A toy app that shows the date and time using 13-month calendar and base-16 time.
I made this up because of a comment thread about how "base 12 sucks" and we should represent time elsewise. I thought it'd be fun to just divide the day up using base-16. Using four digits, we can represent down to the seconds, unlike in normal "base 2*12*60" time where this requires 6 digits (hh:mm:ss).
In base-16 time, the first digit represents 1.5 hours, the second about 5 minutes and 38 seconds, the third about 21 seconds, and the fourth about 1.31 seconds.
The 13-month calendar is one that just takes the Gregorian calendar's year, splits it into 13 months of 28 days long (4-weeks exactly), and then takes any remaining days and puts at the end of the last month. Some versions of the 13-month calendar assert that the first day of the year is also always a Monday, and that eve-month basically is in day-of-the-week limbo.

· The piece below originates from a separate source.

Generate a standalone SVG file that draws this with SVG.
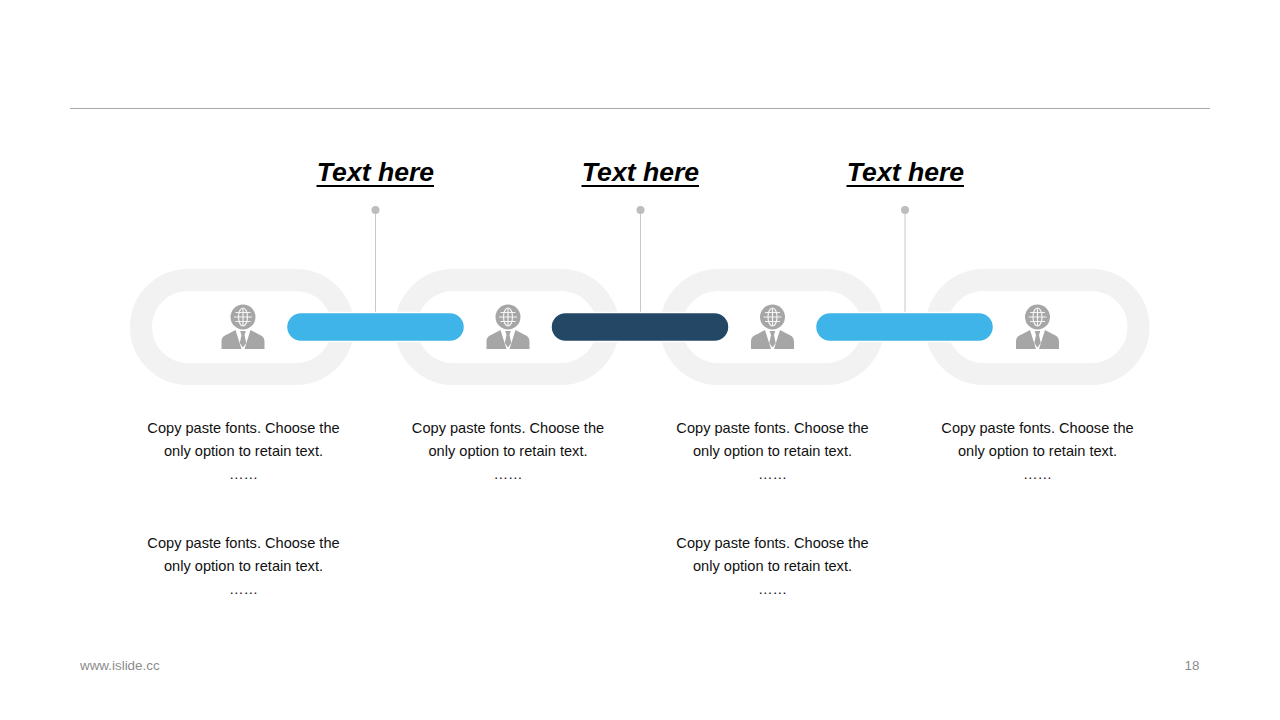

If you want to use the gnome-shell example (clock.c
), you're going to need to be on a GNOME system
with GNOME Tweaks and the Extension Manager installed,
as well as Freddez' gnome-shell-simple-message
(GitHub, Gnome.org). From there, all you really need to do is build from source, move the executable to somewhere in your $PATH
,
and make sure the executable is running in the background somewhere. The plugin helpfully lets you make it so clicking it
launches the background service, but like, I wouldn't recommend clicking it a whole bunch because I did nothing at all
to make sure it doesn't spawn a whole bunch of the same redundant process.